Ich bin übrigens davon überzeugt, dass es grundsätzlich möglich ist, für mehrere Menschen gleichzeitig Gefühle von Liebe zu empfinden. Ich denke auch nicht, dass das eine spezielle Neigung ist, sondern dass das wahrscheinlich jedem "passieren" könnte.
Was mich viel eher beschäftigt ist die Frage, wie man mit mehreren Menschen gleichzeitig tiefgehende, verbindliche Liebesbeziehungen führen kann.
Hier wurde ja schon oft darauf hingewiesen, dass Liebe kein zu verteilendes, endliches Gut sei und es in polyamoren Beziehungskonstrukten nicht darum ginge, dass man Zeit und Aufmerksamkeit der Partner "einfordert" oder "erwartet", was eher dem monoamoren Besitzdenken zugeschrieben wird. Es wurde betont, dass es darum gehe, was die Partner
freiwillig zu geben bereit seien, ohne Drängen und Druck.
Daraus folgere ich für mich ein paar Dinge, da ich nach wie vor davon überzeugt bin, dass eine innige Liebesbeziehung viel Zeit und Aufmerksamkeit füreinander voraussetzt.
Zum einen denke ich, dass Liebe nicht nur Lippenbekenntnisse erfordert, sondern vor allem Taten.
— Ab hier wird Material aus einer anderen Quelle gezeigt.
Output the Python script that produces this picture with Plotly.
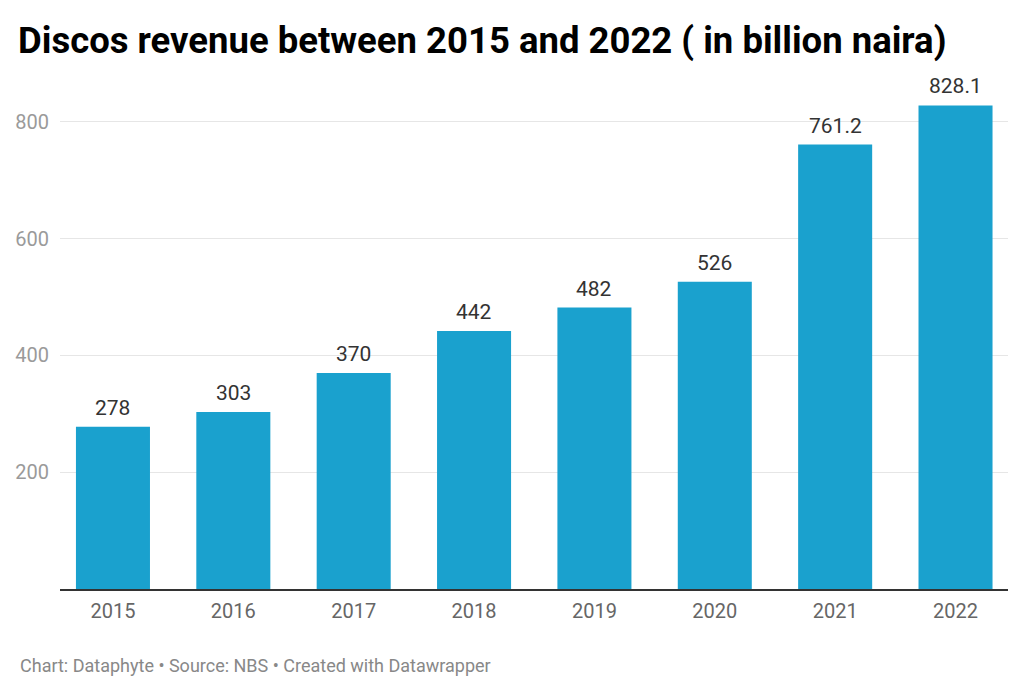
import plotly.graph_objects as go

years = ["2015", "2016", "2017", "2018", "2019", "2020", "2021", "2022"]
revenue = [278, 303, 370, 442, 482, 526, 761.2, 828.1]
labels = ["278", "303", "370", "442", "482", "526", "761.2", "828.1"]
y_ticks = [200, 400, 600, 800]

fig = go.Figure()
fig.add_trace(go.Bar(
    x=years, y=revenue,
    marker=dict(color="#1aa1ce", line=dict(width=0)),
    width=0.615, hoverinfo="skip",
))

value_labels = [dict(x=i, y=v, text=t, xref="x", yref="y", showarrow=False,
                     xanchor="center", yanchor="middle", yshift=19,
                     font=dict(family="Roboto", size=21, color="#333333"))
                for i, (v, t) in enumerate(zip(revenue, labels))]

fig.update_layout(
    width=1024, height=694,
    margin=dict(l=60, r=16, t=81, b=105),
    paper_bgcolor="white", plot_bgcolor="white",
    showlegend=False,
    font=dict(family="Roboto"),
    title=dict(text="<b>Discos revenue between 2015 and 2022 ( in billion naira)</b>",
               x=18/1024, xanchor="left", y=1-40/694, yanchor="middle",
               font=dict(family="Roboto", size=36.5, color="#000000")),
    xaxis=dict(type="category", range=[-0.44, 7.436], showgrid=False,
               showline=True, linecolor="#333333", linewidth=2,
               ticks="", ticklabelstandoff=3,
               tickfont=dict(family="Roboto", size=20, color="#666666"),
               fixedrange=True),
    yaxis=dict(range=[0, 870], tickvals=y_ticks, showgrid=True,
               gridcolor="#e6e6e6", gridwidth=1, zeroline=False,
               ticks="", ticklabelstandoff=10,
               tickfont=dict(family="Roboto", size=20, color="#9a9a9a"),
               fixedrange=True),
    annotations=value_labels + [dict(text="Chart: Dataphyte • Source: NBS • Created with Datawrapper",
                      xref="paper", yref="paper", x=-42/948, y=-(665-589)/508,
                      xanchor="left", yanchor="middle", showarrow=False,
                      font=dict(family="Roboto", size=18, color="#888888"))],
)

fig.write_html("out.html")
Und diese Taten kosten Zeit. So ist Liebe vielleicht kein zu verteilendes, endliches Gut, aber Zeit und Aufmerksamkeit sind es definitiv. Natürlich kann Liebe auch ohne Taten wirken (in einem selbst), aber eine richtige Liebes-
Beziehung zu einem anderen Menschen aufzubauen und zu pflegen, kostet Zeit, Aufmerksamkeit und Energie.
In meiner monoamoren Beziehung "investiere" ich diese "Güter" vollkommen freiwillig in meinen Partner. Er übt keinen Druck auf mich aus und bedrängt mich auch nicht, ich tue dies aus mir heraus, weil ich es so will. Daher finde ich das Argument mit der Freiwilligkeit etwas unglücklich, denn in monoamoren Beziehungen wird man normalerweise ja auch nicht dazu gezwungen, man tut es im Gegenteil sehr gerne. Wenn man dies eigentlich gar nicht will, dann kann sich eine monoamore Beziehung, in der alles auf einen Menschen konzentriert ist, natürlich wie Zwang anfühlen.
In einer tiefgehenden, innigen Liebesbeziehung (die bei weitem auch nicht jedes monoamore Paar führt, nur weil es mono ist) ist man emotional sehr stark involviert, das wird sich wohl nicht vermeiden lassen. Es geht ja darum, sich voll und ganz auf einen Menschen einzulassen, nicht mit angezogener Handbremse und Seil und doppeltem Boden, sondern mit Haut und Haaren und ohne Garantie oder Absicherung. Ich frage mich, wie viel emotionale Kapazitäten da noch für eine (oder mehrere) weitere Liebesbeziehung(-en) übrig bleiben.
Ich weiß wie gesagt, dass dies alles auch in monoamoren Beziehungen nicht selbstverständlich ist. Allerdings ist es dort grundsätzlich immer möglich, wohingegen ich es in polyamoren Konstrukten eher für schwierig bis unmöglich halte. Wobei mir bewusst ist, dass nicht jeder das überhaupt so haben möchte (oder auch kann) und ich selbstverständlich auch absolut kein Problem damit habe, wenn Menschen andere Prioritäten setzen als ich.